Task prompt: Output all the data exactly. Pictures do not belong in the copy.

Stored data:
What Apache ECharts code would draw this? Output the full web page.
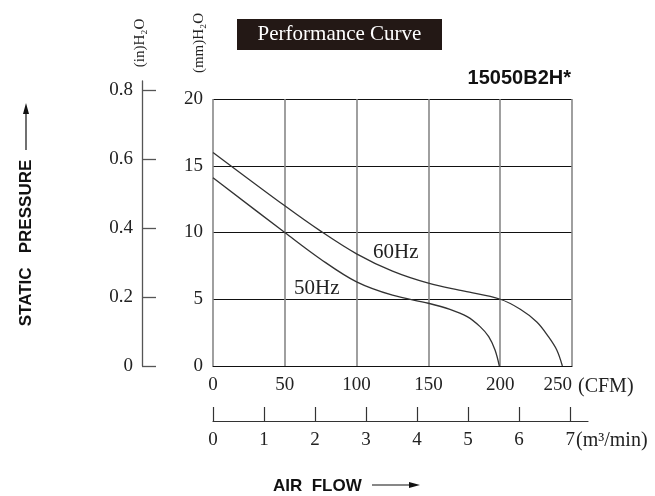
<!DOCTYPE html>
<html>
<head>
<meta charset="utf-8">
<script src="https://cdn.jsdelivr.net/npm/echarts@6/dist/echarts.min.js"></script>
<style>
html,body{margin:0;padding:0;background:#fff;}
#chart{width:655px;height:496px;}
</style>
</head>
<body>
<div id="chart"></div>
<script>
// ---- data ----
var flow60 = [0, 50, 75, 100, 125, 150, 175, 200, 214, 225.5, 233.6, 239.4, 243.3];
var press60 = [16.0, 12.0, 10.1, 8.4, 7.1, 6.2, 5.6, 5.0, 4.25, 3.3, 2.2, 1.2, 0];
var flow50 = [0, 50, 75, 100, 125, 150, 165, 177, 186, 192, 196.4, 199.4];
var press50 = [14.1, 10.0, 8.0, 6.3, 5.3, 4.7, 4.25, 3.7, 2.95, 2.2, 1.2, 0];
var cfmTicks = [0, 50, 100, 150, 200, 250];
var mmTicks = [0, 5, 10, 15, 20];
var inchTicks = [0, 0.2, 0.4, 0.6, 0.8];
var cmmTicks = [0, 1, 2, 3, 4, 5, 6, 7];

function pairs(xs, ys) { return xs.map(function (x, i) { return [x, ys[i]]; }); }

var serif = '"Liberation Serif", "DejaVu Serif", serif';
var sans = '"Liberation Sans", Arial, sans-serif';

var chart = echarts.init(document.getElementById('chart'));
chart.setOption({
  animation: false,
  backgroundColor: '#fff',
  grid: [
    { left: 213, right: 83, top: 99, bottom: 130 },
    { left: 213, width: 375, top: 420, height: 1 },
    { left: 142, width: 1, top: 81, bottom: 130 }
  ],
  xAxis: [
    {
      gridIndex: 0, type: 'value', min: 0, max: 250, interval: 50,
      axisLine: { show: true, lineStyle: { color: '#111', width: 1.2 } },
      axisTick: { show: false },
      axisLabel: { color: '#222', fontFamily: serif, fontSize: 19, margin: 10,
        customValues: cfmTicks, alignMaxLabel: 'right' },
      splitLine: { show: true, lineStyle: { color: '#888', width: 1.6 } }
    },
    {
      gridIndex: 1, type: 'value', min: 0, max: 7.35, position: 'bottom',
      axisLine: { show: true, onZero: false, lineStyle: { color: '#333', width: 1.2 } },
      axisTick: { show: true, inside: true, length: 14, lineStyle: { color: '#333', width: 1.2 },
        customValues: cmmTicks },
      axisLabel: { color: '#222', fontFamily: serif, fontSize: 19, margin: 10,
        customValues: cmmTicks },
      splitLine: { show: false }
    },
    { gridIndex: 2, type: 'value', show: false, min: 0, max: 1 }
  ],
  yAxis: [
    {
      gridIndex: 0, type: 'value', min: 0, max: 20, interval: 5,
      axisLine: { show: false },
      axisTick: { show: false },
      axisLabel: { color: '#222', fontFamily: serif, fontSize: 19, margin: 10,
        customValues: mmTicks },
      splitLine: { show: true, lineStyle: { color: '#111', width: 1.1 } }
    },
    { gridIndex: 1, type: 'value', show: false, min: 0, max: 1 },
    {
      gridIndex: 2, type: 'value', min: 0, max: 0.826, position: 'left',
      axisLine: { show: true, onZero: false, lineStyle: { color: '#555', width: 1.3 } },
      axisTick: { show: true, inside: true, length: 14, lineStyle: { color: '#555', width: 1.3 },
        customValues: inchTicks },
      axisLabel: { color: '#222', fontFamily: serif, fontSize: 19, margin: 9,
        customValues: inchTicks,
        formatter: function (v) { return v === 0 ? '0' : v.toFixed(1); } },
      splitLine: { show: false }
    }
  ],
  series: [
    {
      name: '60Hz', type: 'line', xAxisIndex: 0, yAxisIndex: 0,
      data: pairs(flow60, press60), smooth: 0.35,
      showSymbol: false, lineStyle: { color: '#333', width: 1.3 }
    },
    {
      name: '50Hz', type: 'line', xAxisIndex: 0, yAxisIndex: 0,
      data: pairs(flow50, press50), smooth: 0.35,
      showSymbol: false, lineStyle: { color: '#333', width: 1.3 }
    }
  ],
  graphic: [
    { type: 'rect', shape: { x: 237, y: 19, width: 205, height: 31 }, style: { fill: '#231815' } },
    { type: 'text', x: 339.5, y: 34.5, style: { text: 'Performance Curve', fill: '#fff',
      font: '21px ' + serif, textAlign: 'center', textVerticalAlign: 'middle' } },
    { type: 'text', x: 571, y: 78, style: { text: '15050B2H*', fill: '#111',
      font: 'bold 20px ' + sans, textAlign: 'right', textVerticalAlign: 'middle' } },
    { type: 'text', x: 140, y: 43, rotation: Math.PI / 2, style: { text: '(in)H\u2082O', fill: '#222',
      font: '15px ' + serif, textAlign: 'center', textVerticalAlign: 'middle' } },
    { type: 'text', x: 199, y: 43, rotation: Math.PI / 2, style: { text: '(mm)H\u2082O', fill: '#222',
      font: '15px ' + serif, textAlign: 'center', textVerticalAlign: 'middle' } },
    { type: 'text', x: 373, y: 252, style: { text: '60Hz', fill: '#222',
      font: '21px ' + serif, textAlign: 'left', textVerticalAlign: 'middle' } },
    { type: 'text', x: 294, y: 288, style: { text: '50Hz', fill: '#222',
      font: '21px ' + serif, textAlign: 'left', textVerticalAlign: 'middle' } },
    { type: 'text', x: 578, y: 387, style: { text: '(CFM)', fill: '#222',
      font: '20px ' + serif, textAlign: 'left', textVerticalAlign: 'middle' } },
    { type: 'text', x: 576, y: 441, style: { text: '(m\u00b3/min)', fill: '#222',
      font: '20px ' + serif, textAlign: 'left', textVerticalAlign: 'middle' } },
    { type: 'text', x: 26, y: 243, rotation: Math.PI / 2, style: { text: 'STATIC   PRESSURE', fill: '#111',
      font: 'bold 17px ' + sans, textAlign: 'center', textVerticalAlign: 'middle' } },
    { type: 'line', shape: { x1: 26, y1: 150, x2: 26, y2: 112 }, style: { stroke: '#111', lineWidth: 1.2 } },
    { type: 'polygon', shape: { points: [[26, 103], [23, 114], [29, 114]] }, style: { fill: '#111' } },
    { type: 'text', x: 273, y: 486, style: { text: 'AIR  FLOW', fill: '#111',
      font: 'bold 17px ' + sans, textAlign: 'left', textVerticalAlign: 'middle' } },
    { type: 'line', shape: { x1: 372, y1: 485, x2: 410, y2: 485 }, style: { stroke: '#111', lineWidth: 1.2 } },
    { type: 'polygon', shape: { points: [[420, 485], [409, 482], [409, 488]] }, style: { fill: '#111' } }
  ]
});
</script>
</body>
</html>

Full solution:
What Apache ECharts code would draw this? Output the full web page.
<!DOCTYPE html>
<html>
<head>
<meta charset="utf-8">
<script src="https://cdn.jsdelivr.net/npm/echarts@6/dist/echarts.min.js"></script>
<style>
html,body{margin:0;padding:0;background:#fff;}
#chart{width:655px;height:496px;}
</style>
</head>
<body>
<div id="chart"></div>
<script>
// ---- data ----
var flow60 = [0, 50, 75, 100, 125, 150, 175, 200, 214, 225.5, 233.6, 239.4, 243.3];
var press60 = [16.0, 12.0, 10.1, 8.4, 7.1, 6.2, 5.6, 5.0, 4.25, 3.3, 2.2, 1.2, 0];
var flow50 = [0, 50, 75, 100, 125, 150, 165, 177, 186, 192, 196.4, 199.4];
var press50 = [14.1, 10.0, 8.0, 6.3, 5.3, 4.7, 4.25, 3.7, 2.95, 2.2, 1.2, 0];
var cfmTicks = [0, 50, 100, 150, 200, 250];
var mmTicks = [0, 5, 10, 15, 20];
var inchTicks = [0, 0.2, 0.4, 0.6, 0.8];
var cmmTicks = [0, 1, 2, 3, 4, 5, 6, 7];

function pairs(xs, ys) { return xs.map(function (x, i) { return [x, ys[i]]; }); }

var serif = '"Liberation Serif", "DejaVu Serif", serif';
var sans = '"Liberation Sans", Arial, sans-serif';

var chart = echarts.init(document.getElementById('chart'));
chart.setOption({
  animation: false,
  backgroundColor: '#fff',
  grid: [
    { left: 213, right: 83, top: 99, bottom: 130 },
    { left: 213, width: 375, top: 420, height: 1 },
    { left: 142, width: 1, top: 81, bottom: 130 }
  ],
  xAxis: [
    {
      gridIndex: 0, type: 'value', min: 0, max: 250, interval: 50,
      axisLine: { show: true, lineStyle: { color: '#111', width: 1.2 } },
      axisTick: { show: false },
      axisLabel: { color: '#222', fontFamily: serif, fontSize: 19, margin: 10,
        customValues: cfmTicks, alignMaxLabel: 'right' },
      splitLine: { show: true, lineStyle: { color: '#888', width: 1.6 } }
    },
    {
      gridIndex: 1, type: 'value', min: 0, max: 7.35, position: 'bottom',
      axisLine: { show: true, onZero: false, lineStyle: { color: '#333', width: 1.2 } },
      axisTick: { show: true, inside: true, length: 14, lineStyle: { color: '#333', width: 1.2 },
        customValues: cmmTicks },
      axisLabel: { color: '#222', fontFamily: serif, fontSize: 19, margin: 10,
        customValues: cmmTicks },
      splitLine: { show: false }
    },
    { gridIndex: 2, type: 'value', show: false, min: 0, max: 1 }
  ],
  yAxis: [
    {
      gridIndex: 0, type: 'value', min: 0, max: 20, interval: 5,
      axisLine: { show: false },
      axisTick: { show: false },
      axisLabel: { color: '#222', fontFamily: serif, fontSize: 19, margin: 10,
        customValues: mmTicks },
      splitLine: { show: true, lineStyle: { color: '#111', width: 1.1 } }
    },
    { gridIndex: 1, type: 'value', show: false, min: 0, max: 1 },
    {
      gridIndex: 2, type: 'value', min: 0, max: 0.826, position: 'left',
      axisLine: { show: true, onZero: false, lineStyle: { color: '#555', width: 1.3 } },
      axisTick: { show: true, inside: true, length: 14, lineStyle: { color: '#555', width: 1.3 },
        customValues: inchTicks },
      axisLabel: { color: '#222', fontFamily: serif, fontSize: 19, margin: 9,
        customValues: inchTicks,
        formatter: function (v) { return v === 0 ? '0' : v.toFixed(1); } },
      splitLine: { show: false }
    }
  ],
  series: [
    {
      name: '60Hz', type: 'line', xAxisIndex: 0, yAxisIndex: 0,
      data: pairs(flow60, press60), smooth: 0.35,
      showSymbol: false, lineStyle: { color: '#333', width: 1.3 }
    },
    {
      name: '50Hz', type: 'line', xAxisIndex: 0, yAxisIndex: 0,
      data: pairs(flow50, press50), smooth: 0.35,
      showSymbol: false, lineStyle: { color: '#333', width: 1.3 }
    }
  ],
  graphic: [
    { type: 'rect', shape: { x: 237, y: 19, width: 205, height: 31 }, style: { fill: '#231815' } },
    { type: 'text', x: 339.5, y: 34.5, style: { text: 'Performance Curve', fill: '#fff',
      font: '21px ' + serif, textAlign: 'center', textVerticalAlign: 'middle' } },
    { type: 'text', x: 571, y: 78, style: { text: '15050B2H*', fill: '#111',
      font: 'bold 20px ' + sans, textAlign: 'right', textVerticalAlign: 'middle' } },
    { type: 'text', x: 140, y: 43, rotation: Math.PI / 2, style: { text: '(in)H\u2082O', fill: '#222',
      font: '15px ' + serif, textAlign: 'center', textVerticalAlign: 'middle' } },
    { type: 'text', x: 199, y: 43, rotation: Math.PI / 2, style: { text: '(mm)H\u2082O', fill: '#222',
      font: '15px ' + serif, textAlign: 'center', textVerticalAlign: 'middle' } },
    { type: 'text', x: 373, y: 252, style: { text: '60Hz', fill: '#222',
      font: '21px ' + serif, textAlign: 'left', textVerticalAlign: 'middle' } },
    { type: 'text', x: 294, y: 288, style: { text: '50Hz', fill: '#222',
      font: '21px ' + serif, textAlign: 'left', textVerticalAlign: 'middle' } },
    { type: 'text', x: 578, y: 387, style: { text: '(CFM)', fill: '#222',
      font: '20px ' + serif, textAlign: 'left', textVerticalAlign: 'middle' } },
    { type: 'text', x: 576, y: 441, style: { text: '(m\u00b3/min)', fill: '#222',
      font: '20px ' + serif, textAlign: 'left', textVerticalAlign: 'middle' } },
    { type: 'text', x: 26, y: 243, rotation: Math.PI / 2, style: { text: 'STATIC   PRESSURE', fill: '#111',
      font: 'bold 17px ' + sans, textAlign: 'center', textVerticalAlign: 'middle' } },
    { type: 'line', shape: { x1: 26, y1: 150, x2: 26, y2: 112 }, style: { stroke: '#111', lineWidth: 1.2 } },
    { type: 'polygon', shape: { points: [[26, 103], [23, 114], [29, 114]] }, style: { fill: '#111' } },
    { type: 'text', x: 273, y: 486, style: { text: 'AIR  FLOW', fill: '#111',
      font: 'bold 17px ' + sans, textAlign: 'left', textVerticalAlign: 'middle' } },
    { type: 'line', shape: { x1: 372, y1: 485, x2: 410, y2: 485 }, style: { stroke: '#111', lineWidth: 1.2 } },
    { type: 'polygon', shape: { points: [[420, 485], [409, 482], [409, 488]] }, style: { fill: '#111' } }
  ]
});
</script>
</body>
</html>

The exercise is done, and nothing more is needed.